Research Proposal and Specific Aims: Approximately half of pediatric oncology patients experience malnutrition as a direct result of cancer and its treatment. Malnutrition is associated with a twofold increase in mortality and a threefold increase in morbidity (e.g., infections and neutropenia). Previous studies of nutritional risk factors and outcomes have been limited by small sample sizes, an inability to stratify by malnutrition severity, and an inability to evaluate the impact of nutritional interventions such as enteral and parenteral calorie supplementation that are known to improve weight with better cancer outcomes. To improve nutritional outcomes for pediatric cancer patients, there is a critical need to determine which patients are at greatest risk for malnutrition and examine if current, standard-of-care interventions that increase weight also reduce morbidity and mortality.
Supportive care research in pediatric oncology lends itself to new data sources outside of the classic clinical trial model and fits with recent calls for evidence from pragmatic and alternative data sources.

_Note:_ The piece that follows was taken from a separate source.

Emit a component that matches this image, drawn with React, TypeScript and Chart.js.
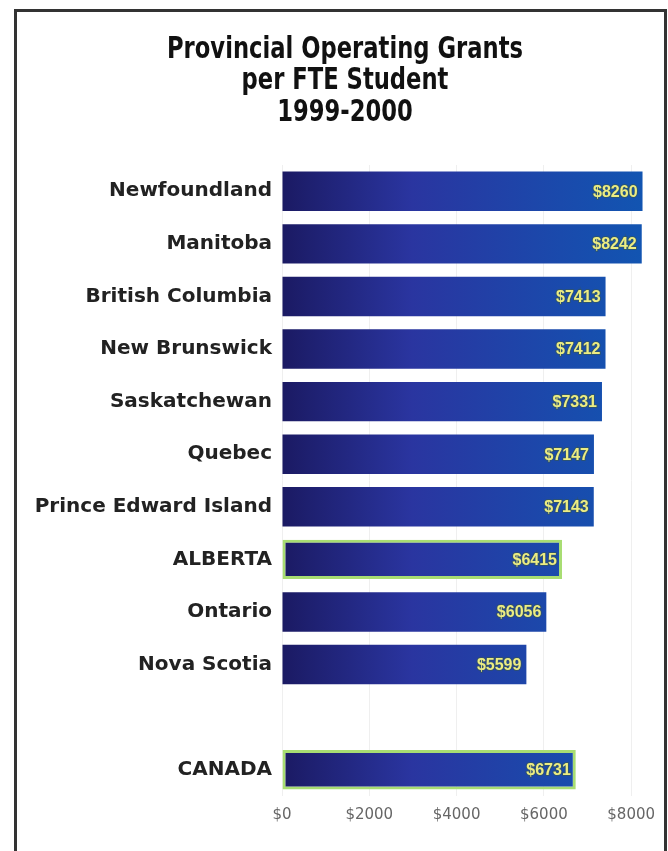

With the rapid adoption of electronic health records (EHR)over the past decade, unprecedented amounts of digitized health and healthcare data are now available for large-scale studies. Moreover, the aggregation of multi-institutional health data in large networks, such as PEDSnet (pedsnet.org) which has a repository of 25,000 cases of childhood cancer and over 1 billion data elements, enables rapid cycle, real-world evidence generation on pediatric cancer care, which complements evaluative clinical trials on innovative therapeutics and treatment strategies.5Our overall goal of this project is determine the patients at greatest risk for malnutrition and examine the effects of weight changes on important outcomes including morbidity and mortality. These are crucial first steps to the long-term goal of comparing the effectiveness of current supportive care interventions on reducing the impact of malnutrition on health outcomes for pediatric patients with cancer and testing these interventions as part of a clinical trial. For this initial research, we propose using innovative methodological approaches with a combination of classical statistical and machine learning methods that leverage multi-institutional EHR data in a national network of children’s hospitals. The specific aims of the project are to:
Aim 1: Describe cluster patterns of weight loss and growth in pediatric oncology patients as indicators of nutritional status. Hypothesis 1: Multiple distinct trajectories of nutritional status and weight loss exist for pediatric patients receiving cancer treatment Latent class and trajectory modeling will be used to characterize subgroups of patients based upon weight, body mass index and height patterns
Aim 2: Examine the effects of changes in weight on mortality and non-fatal, serious adverse events (delays in chemotherapy, sterile site infections, duration of cytopenias, acute organ toxicities, and healthcare utilization [days admitted to an intensive care unit, days admitted to a hospital]), controlling on cancer type and risk stratification. Hypothesis 2: At least one weight trajectory cohort has >5% increase in all-cause mortality compared to other cohorts and worse non-mortality outcomes and higher healthcare utilization.Longitudinal modeling compatible with clinical understanding of cancer treatment protocols will be employed. Outcomes will be evaluated using a combination of classical statistical and machine learning methods.
Significance: This work embodies T3 translational research generating real-world evidence for pediatric cancer research with a particular focus on outcomes of oncology supportive care. This work is independent of and complementary to current research performed through trial networks and registries and has unique potential to facilitate scientific investigations to improve survival for children, adolescents, and young adults with pediatric cancer. This project is the keystone in a set of planned research activities to generate new observational research, develop new interventional trials, and facilitate current best practices through informing both quality improvement and implementation science initiatives all of which target improvements in nutritional status and outcomes for pediatric cancer patients.
Innovation: Our systematic and hypothesis-driven approach based on our conceptual framework is unique and innovative. This project will add to our body of knowledge about one of the most common serious adverse effects of cancer therapy, malnutrition. Furthermore, the use of PEDSnet allows us to leverage resource utilization information to examine nutritional trajectories within the context of treatment differences and complications to generate real-world data.